By Henrietta Fore, Executive Director of UNICEF, and John W.H. Denton, AO Secretary General of the International Chamber of Commerce
Businesses of all sizes are feeling the effects of the COVID-19 pandemic and the unprecedented measures to contain it. As orders are cancelled and export barriers and movement restrictions cut-off supply chains, millions of businesses worldwide, particularly small- and medium-sized enterprises (SMEs), are at risk.
As these businesses are affected, so are their employees. In communities worldwide, SMEs represent 80% of global employment. They are an economic engine for local and national economies alike.
Under COVID-19, this powerful engine could grind to a halt. According to the International Labour Organization (ILO), approximately 400 million full-time jobs were lost globally between April and June 2020.
These job losses have direct impacts not only on economies, but on children—on their health, their nutrition, their wellbeing and their education. The economic fallout could push up to 86 million more children into household poverty by the end of 2020. With the poorest and most vulnerable people at the greatest risk, the impact of COVID-19 could have devastating and lasting repercussions on children and societies alike, making the poor poorer, and pushing millions more into lives of lasting deprivation.
The International Chamber of Commerce (ICC), the institutional representative of over 45 million businesses, and UNICEF, the United Nations agency responsible for providing humanitarian and developmental aid to children worldwide, are calling on businesses, governments and civil society to gather behind these urgent needs.

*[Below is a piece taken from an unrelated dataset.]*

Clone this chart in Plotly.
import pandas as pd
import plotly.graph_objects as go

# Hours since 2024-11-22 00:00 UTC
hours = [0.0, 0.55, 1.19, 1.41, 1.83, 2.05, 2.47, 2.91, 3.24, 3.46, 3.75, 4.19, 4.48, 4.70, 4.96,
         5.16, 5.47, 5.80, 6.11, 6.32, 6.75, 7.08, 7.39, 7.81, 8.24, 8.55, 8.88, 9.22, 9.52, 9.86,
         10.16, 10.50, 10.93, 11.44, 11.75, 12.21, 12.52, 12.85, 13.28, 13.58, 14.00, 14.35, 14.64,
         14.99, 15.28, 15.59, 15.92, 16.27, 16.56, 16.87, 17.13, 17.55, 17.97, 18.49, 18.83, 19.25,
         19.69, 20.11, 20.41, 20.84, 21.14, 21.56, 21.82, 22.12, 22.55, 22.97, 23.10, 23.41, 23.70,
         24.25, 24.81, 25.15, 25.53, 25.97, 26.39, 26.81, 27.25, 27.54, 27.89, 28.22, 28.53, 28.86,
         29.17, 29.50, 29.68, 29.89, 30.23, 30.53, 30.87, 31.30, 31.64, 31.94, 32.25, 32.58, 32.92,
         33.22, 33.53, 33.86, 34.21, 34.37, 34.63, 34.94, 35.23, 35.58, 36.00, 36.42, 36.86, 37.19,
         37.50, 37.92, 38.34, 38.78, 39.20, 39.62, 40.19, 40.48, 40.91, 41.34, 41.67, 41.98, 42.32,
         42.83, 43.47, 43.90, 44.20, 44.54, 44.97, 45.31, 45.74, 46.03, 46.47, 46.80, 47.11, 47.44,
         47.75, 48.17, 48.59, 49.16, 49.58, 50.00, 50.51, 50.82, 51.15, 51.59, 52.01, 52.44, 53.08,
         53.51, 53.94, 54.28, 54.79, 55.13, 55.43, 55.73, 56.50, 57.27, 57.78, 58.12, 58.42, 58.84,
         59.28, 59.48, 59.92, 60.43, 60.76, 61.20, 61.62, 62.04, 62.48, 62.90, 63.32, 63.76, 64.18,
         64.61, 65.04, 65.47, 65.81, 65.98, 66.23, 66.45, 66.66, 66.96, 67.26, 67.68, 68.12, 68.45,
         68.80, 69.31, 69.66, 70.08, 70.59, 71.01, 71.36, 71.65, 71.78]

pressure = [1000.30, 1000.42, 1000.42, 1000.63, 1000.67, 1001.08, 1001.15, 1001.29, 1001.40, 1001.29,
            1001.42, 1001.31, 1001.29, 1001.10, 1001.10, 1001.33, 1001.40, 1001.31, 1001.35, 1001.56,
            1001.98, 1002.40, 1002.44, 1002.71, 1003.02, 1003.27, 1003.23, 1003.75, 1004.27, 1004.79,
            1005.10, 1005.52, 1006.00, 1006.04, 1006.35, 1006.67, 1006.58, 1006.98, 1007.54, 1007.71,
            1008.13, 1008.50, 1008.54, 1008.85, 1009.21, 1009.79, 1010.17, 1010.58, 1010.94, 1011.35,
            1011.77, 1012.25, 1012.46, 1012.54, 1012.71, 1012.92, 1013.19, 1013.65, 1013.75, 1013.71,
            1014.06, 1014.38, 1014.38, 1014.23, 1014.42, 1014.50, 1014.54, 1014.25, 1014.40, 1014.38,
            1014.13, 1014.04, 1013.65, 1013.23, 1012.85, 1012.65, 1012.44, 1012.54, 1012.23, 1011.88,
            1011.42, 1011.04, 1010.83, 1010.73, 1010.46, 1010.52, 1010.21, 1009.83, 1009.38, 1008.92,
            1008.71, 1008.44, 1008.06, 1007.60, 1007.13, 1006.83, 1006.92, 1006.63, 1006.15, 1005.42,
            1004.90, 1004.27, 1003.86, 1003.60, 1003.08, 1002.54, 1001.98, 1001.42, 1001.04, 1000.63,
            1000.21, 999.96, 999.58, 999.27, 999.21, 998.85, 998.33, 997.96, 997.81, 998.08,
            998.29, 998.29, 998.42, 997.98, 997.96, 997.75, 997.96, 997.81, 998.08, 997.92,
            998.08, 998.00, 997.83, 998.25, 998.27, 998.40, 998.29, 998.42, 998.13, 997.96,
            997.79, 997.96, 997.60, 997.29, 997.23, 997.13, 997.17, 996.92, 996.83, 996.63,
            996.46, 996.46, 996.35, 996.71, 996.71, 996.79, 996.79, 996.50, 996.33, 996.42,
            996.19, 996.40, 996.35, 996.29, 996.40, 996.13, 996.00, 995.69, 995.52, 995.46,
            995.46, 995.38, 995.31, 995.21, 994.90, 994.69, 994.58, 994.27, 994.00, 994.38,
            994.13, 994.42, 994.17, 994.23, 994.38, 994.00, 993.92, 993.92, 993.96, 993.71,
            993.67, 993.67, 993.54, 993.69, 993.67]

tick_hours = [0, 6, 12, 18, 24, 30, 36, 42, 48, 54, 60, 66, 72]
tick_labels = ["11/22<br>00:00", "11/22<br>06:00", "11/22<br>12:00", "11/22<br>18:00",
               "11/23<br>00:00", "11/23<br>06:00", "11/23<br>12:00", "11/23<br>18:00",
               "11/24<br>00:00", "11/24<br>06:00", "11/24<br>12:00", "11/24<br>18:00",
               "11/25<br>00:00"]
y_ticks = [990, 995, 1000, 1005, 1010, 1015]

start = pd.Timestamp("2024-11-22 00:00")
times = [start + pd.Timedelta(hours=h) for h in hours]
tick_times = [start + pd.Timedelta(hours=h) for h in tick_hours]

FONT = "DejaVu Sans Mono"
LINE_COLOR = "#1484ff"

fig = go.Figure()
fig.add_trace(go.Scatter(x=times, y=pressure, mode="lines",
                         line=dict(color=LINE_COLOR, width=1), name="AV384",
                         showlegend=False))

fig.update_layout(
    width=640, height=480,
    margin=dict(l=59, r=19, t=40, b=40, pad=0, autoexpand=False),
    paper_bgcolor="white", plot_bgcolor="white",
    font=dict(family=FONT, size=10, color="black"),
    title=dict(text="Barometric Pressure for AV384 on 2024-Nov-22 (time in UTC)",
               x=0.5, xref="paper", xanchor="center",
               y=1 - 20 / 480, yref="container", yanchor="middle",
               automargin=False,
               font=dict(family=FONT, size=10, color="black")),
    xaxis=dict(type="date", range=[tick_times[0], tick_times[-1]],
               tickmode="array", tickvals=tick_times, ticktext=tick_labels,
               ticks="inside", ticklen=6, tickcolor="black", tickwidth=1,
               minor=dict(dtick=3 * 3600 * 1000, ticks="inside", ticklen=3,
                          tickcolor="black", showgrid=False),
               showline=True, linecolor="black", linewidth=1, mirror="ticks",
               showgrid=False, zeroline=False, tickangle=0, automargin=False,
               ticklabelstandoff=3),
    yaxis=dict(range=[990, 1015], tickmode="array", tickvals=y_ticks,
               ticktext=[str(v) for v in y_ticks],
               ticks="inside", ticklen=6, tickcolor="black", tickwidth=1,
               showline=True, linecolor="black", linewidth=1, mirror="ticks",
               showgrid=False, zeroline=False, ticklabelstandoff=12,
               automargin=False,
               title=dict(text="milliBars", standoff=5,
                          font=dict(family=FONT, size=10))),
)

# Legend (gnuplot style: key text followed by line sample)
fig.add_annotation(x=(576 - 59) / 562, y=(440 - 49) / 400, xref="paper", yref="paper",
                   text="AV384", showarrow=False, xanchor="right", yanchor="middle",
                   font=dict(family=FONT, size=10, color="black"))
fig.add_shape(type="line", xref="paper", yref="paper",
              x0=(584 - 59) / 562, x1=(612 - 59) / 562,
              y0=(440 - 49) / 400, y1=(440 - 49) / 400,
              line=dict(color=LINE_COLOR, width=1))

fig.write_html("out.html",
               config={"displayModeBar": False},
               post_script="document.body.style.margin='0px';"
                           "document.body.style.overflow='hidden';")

We must work together to keep economies afloat, avoid permanent damage to business operations and employment pipelines, and support children, families and communities through, and beyond, this global emergency.
At the same time, this is also an opportunity to re-imagine and re-build systems and economies that benefit all people, including the poorest and most vulnerable.
Now is the time to “build back better,” by putting prosperity and opportunity for all at the heart of our response.
As representatives of children and businesses, UNICEF and ICC are launching a joint call to action to the public and private sectors to help ensure that any recovery benefits families and economies alike, and brings us closer to the better, fairer, healthier and more prosperous world we all need.